The shell portions 300, 400 are at least partially conductive and, in some cases,
comprise a metal casing.
[0024] The electrically conductive foam collar 200 is resiliently deformable so that when
clamped between the conductive portions of the shell 300, 400 and the co-axial ground
shield 104 of the respective electrical connector 100, the collar acts as an electrically
conductive gasket to close gaps between the ECU shell 300, 400, PCB 106 and electrical
connector 100 to provide an electrical sealing of the shell 300, 400. As will be appreciated,
this helps to reduce EMC/EMI, issues.
[0025] It will be appreciated, with the slit 206 provided, that in some cases the electrically
conductive foam collar 200 can be retrofitted to the ECU by pushing it into the aperture
500, thereby enabling the electrically conductive foam collar 200 to be fitted to
the ECU after the PCB 106 has been positioned within the shell. In particular, the
slit 206 in the electrically conductive foam collar 200 allows for its introduction
to the assembly of the ECU at any or multiple points in the production process.
[0026] The electrically conductive foam can be cut to size from sheets, allowing for uniform
contact between the connector 100 and the shell 300, 400 of the ECU.
[0027] In other embodiments not illustrated, the electrically conductive foam collar can
be clamped between the connector mount 101 and the inside surface of a wall conductive
portion of the shell rather than between two edges of the shell. Again, the electrically
conductive foam collar would be compressed between the inside wall of the conductive
portion of the shell and the connector mount 101 to provide an electrical sealing
of the shell.
1. An electronic control unit, ECU, comprising:
a body portion comprising a shell (300, 400) at least a portion of which is conductive;
a printed circuit board, PCB (106) positioned within the body portion;
at least one electrical connector connected to the PCB and extending from the PCB
through a respective aperture (500) in said shell, wherein the at least one electrical
connector comprises a signal conductor (102) surrounded by a co-axial ground shield
(104), the co-axial ground shield being electrically coupled to a ground plane of
the PCB; and
at least one electrically conductive foam collar (200), the or each collar located
around a co-axial ground shield of a respective electrical connector;
wherein the or each electrically conductive foam collar is resiliently deformable
so as to be clamped between the conductive portion of the shell and the co-axial ground
shield of the respective electrical connector to provide an electrical sealing of
the shell.
2. The electronic control unit of claim 1 wherein the or each electrically conductive
foam collar comprise a generally toroidal shape having an inner aperture (202) and
an outer periphery (204), the or each electrically conductive foam collar having a
slit (206) running from said inner aperture to said outer periphery enabling the or
each electrically conductive foam collar to be fitted to said ECU after said PCB has
been positioned within said body portion.

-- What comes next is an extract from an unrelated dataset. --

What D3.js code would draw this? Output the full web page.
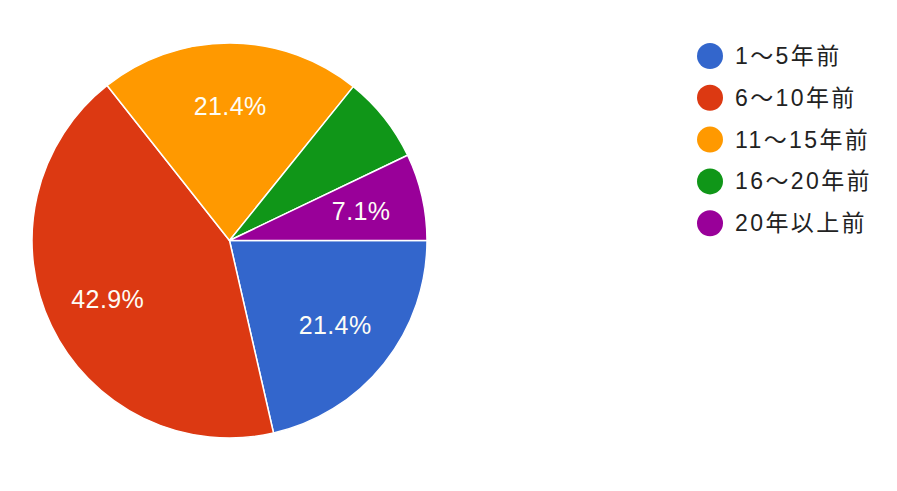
<!DOCTYPE html>
<html><head><meta charset="utf-8">
<script src="https://cdn.jsdelivr.net/npm/d3@7"></script>
<style>
html,body{margin:0;padding:0;background:#fff;}
svg{display:block;}
</style></head>
<body>
<script>
const categories = ["1〜5年前", "6〜10年前", "11〜15年前", "16〜20年前", "20年以上前"];
const values = [21.4, 42.9, 21.4, 7.1, 7.1];
const colors = ["#3366cc", "#dc3912", "#ff9900", "#109618", "#990099"];
const hiddenLabels = ["16〜20年前"];

const W = 897, H = 491;
const cx = 229.5, cy = 240.5, R = 197.5;

const svg = d3.select("body").append("svg").attr("width", W).attr("height", H);

const pie = d3.pie().sort(null).value(d => d.v)
  .startAngle(Math.PI / 2).endAngle(Math.PI / 2 + 2 * Math.PI);
const data = categories.map((c, i) => ({ c, v: values[i], color: colors[i] }));
const arcs = pie(data);
const arc = d3.arc().innerRadius(0).outerRadius(R);

const g = svg.append("g").attr("transform", `translate(${cx},${cy})`);
g.selectAll("path").data(arcs).enter().append("path")
  .attr("d", arc).attr("fill", d => d.data.color)
  .attr("stroke", "#fff").attr("stroke-width", 1.5).attr("stroke-linejoin", "round");

g.selectAll("text.lbl").data(arcs.filter(d => !hiddenLabels.includes(d.data.c)))
  .enter().append("text").attr("class", "lbl")
  .attr("transform", d => {
    const mid = (d.startAngle + d.endAngle) / 2;
    const span = d.endAngle - d.startAngle;
    const lr = Math.abs(Math.cos(mid)) < 0.2 && span < 1.5 ? 152 : 135;
    const x = Math.sin(mid) * lr, y = -Math.cos(mid) * lr;
    return `translate(${x},${y})`;
  })
  .attr("text-anchor", "middle").attr("dominant-baseline", "central")
  .attr("fill", "#fdfdf6")
  .style("font-family", "'Liberation Sans', Arial, sans-serif")
  .style("font-size", "25px")
  .style("letter-spacing", "0.4px")
  .text(d => d.data.v.toFixed(1) + "%");

const legend = svg.append("g").attr("transform", "translate(710,56)");
const rows = legend.selectAll("g").data(data).enter().append("g")
  .attr("transform", (d, i) => `translate(0,${i * 41.8})`);
rows.append("circle").attr("r", 13).attr("fill", d => d.color);
rows.append("text").attr("x", 25).attr("y", 0)
  .attr("dominant-baseline", "central")
  .attr("fill", "#222")
  .style("font-family", "'Liberation Sans', Arial, 'Noto Sans CJK JP', sans-serif")
  .style("font-size", "23px")
  .style("letter-spacing", "2.4px")
  .text(d => d.c);
</script>
</body></html>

3. The electronic control unit of claim 1, wherein the shell is a two-part shell (300,400),
each part being fixed together to clamp the or each electrically conductive foam collar
against the respective co-axial ground shield of the respective electrical connector.
4. The electronic control unit of claim 3, wherein each part of said shell is fixed together
along mating edges (302,402), a mating edge of at least one part being recessed (304,
404) to define the or each aperture through which the or each electrical connector
passes.